Jagna, the main character of the film, is too ambivalent of a figure to be an icon of contemporary (or any) feminism; especially her lack of agency could be problematic for such an interpretation. She is a dreamer and a victim of her circumstances: there is no place in the village for a beautiful and artistic woman who does not confirm to the moral code of the community or fulfills the obligations traditional gender roles impose on her.
The men exhibiting similar “immoral” behavior are not criticized or ostracized by the community, as Jagna is.
But the film could be also interpreted in the context of a renewed interest in the history of the Polish peasantry.
The use of well-known paintings in the film, created by artists from the gentry class, but with peasant or nature themes, also encourages such interpretations, as it makes us think about who was/is in charge of the usual “peasant narrative”.
Until recently a desire to have some “noble ancestry” was overwhelmingly shared by Poles. A “noble heritage” was highly valued and the often exaggerated and idealized “virtues” of the Polish gentry class, especially their eagerness to fight for an independent Poland, were venerated. Having such an ancestor could do a lot for one’s real or imaginary social status, not mentioning the ego.
On the other hand, there was no respect to be gained from having “humble”, peasant origins. Peasants of the past were perceived as largely passive and lacking patriotism, and peasant ancestry regarded as useless in terms of providing a descendant with valuable “cultural capital”.
After 1989, for many years, peasant history was neglected by researchers. The last decade or so, however, witnessed the publishing of many excellent and fascinating books on the topic, and the truth that most Poles indeed have peasants’, not gentry, roots entered the collective Polish consciousness.
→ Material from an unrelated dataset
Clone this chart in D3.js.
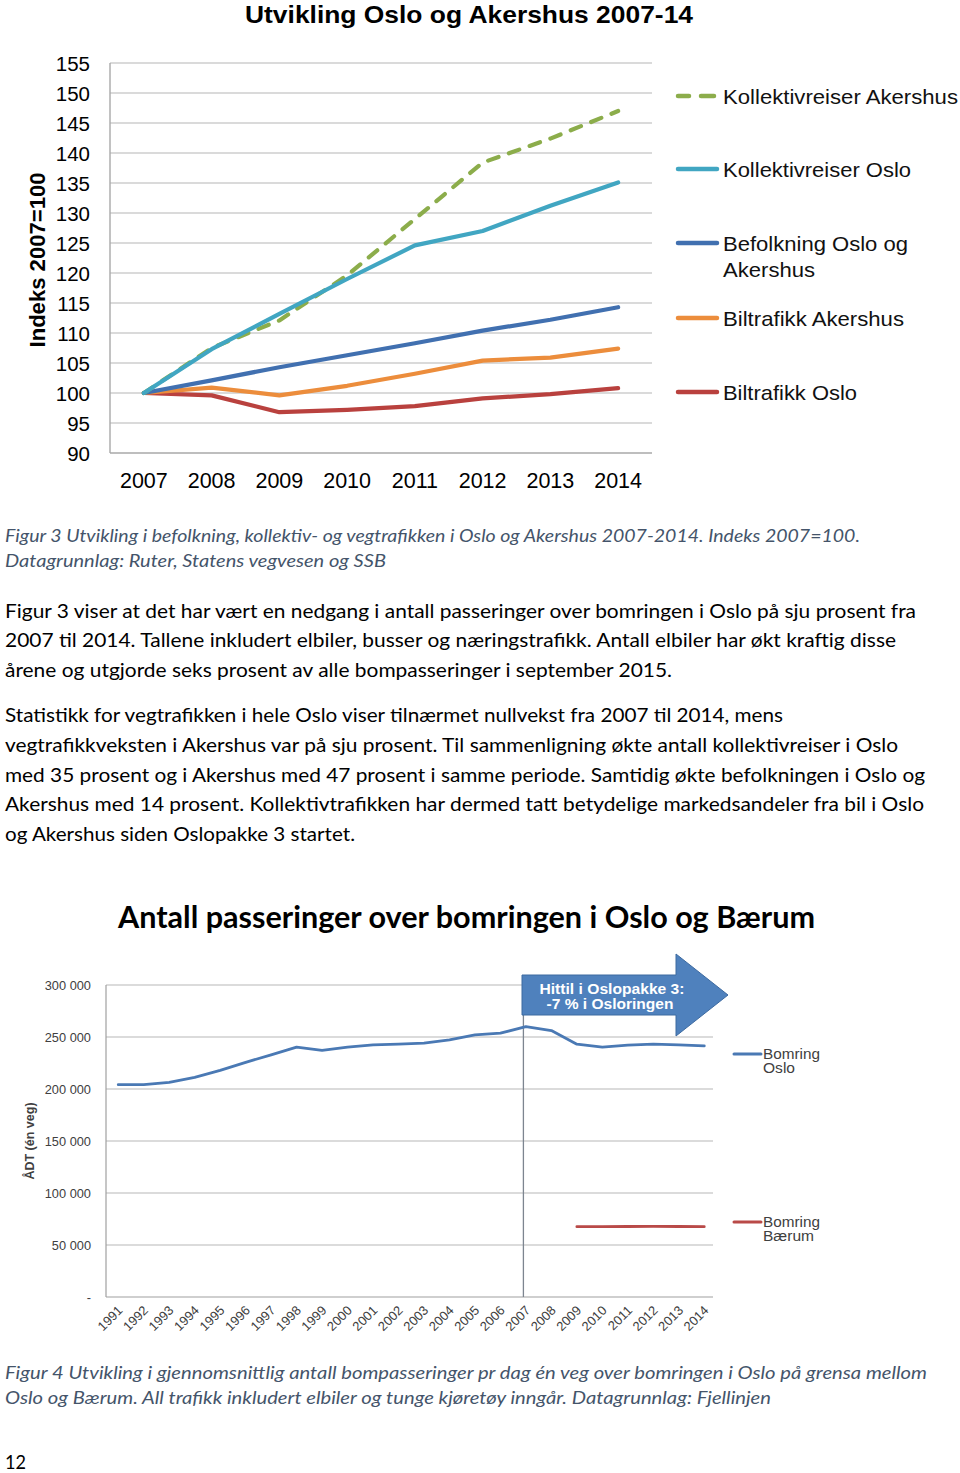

Some of these books came up with a very strong criticism of the mores of the celebrated and envied “gentry” class.
This constitutes a very much needed shift in the collective thinking about the Polish identity.
The film “The Peasants” adds to this discourse. Showing on the one hand the harsh realities of our ancestors’ lives, their struggles and successful perseverance in the face of many adversities, and on the other some of their vices such as greed, volatility and lack of tolerance towards “otherness”, the film invites contemporary Poles to exam their own attitudes and beliefs.
Aside from “Polish identity” considerations, the film succeeds in captivating the viewer with its fascinating, novel artistic form. With a compelling story set against a beautiful countryside, and with very evocative contemporary folk music, this film is worth seeing.
“Chłopi”/ “The Peasants”, 2023, running time: 115 minutes.
Directed by DK Welchman and Hugh Welchman, screenplay by DK Welchman and Hugh Welchman, based on “The Peasants” by Władysław Reymont, produced by Hugh Welchman and Sean M. Bobbitt, cinematography: Radosław Ładczuk, Kamil Polak and Szymon Kuriata, edited by DK Welchman, Patrycja Piróg and Miki Węcel, music by Łukasz “L.U.C.” Rostkowski, starring: Kamila Urzędowska, Robert Gulaczyk, Mirosław Baka, Sonia Mietielica, Ewa Kasprzyk, Cyprian Grabowski, Cezary Łukaszewicz, Małgorzata Kożuchowska, Sonia Bohosiewicz, Dorota Stalińska, Andrzej Konopka, Marcin Rusin, Maciej Musiał.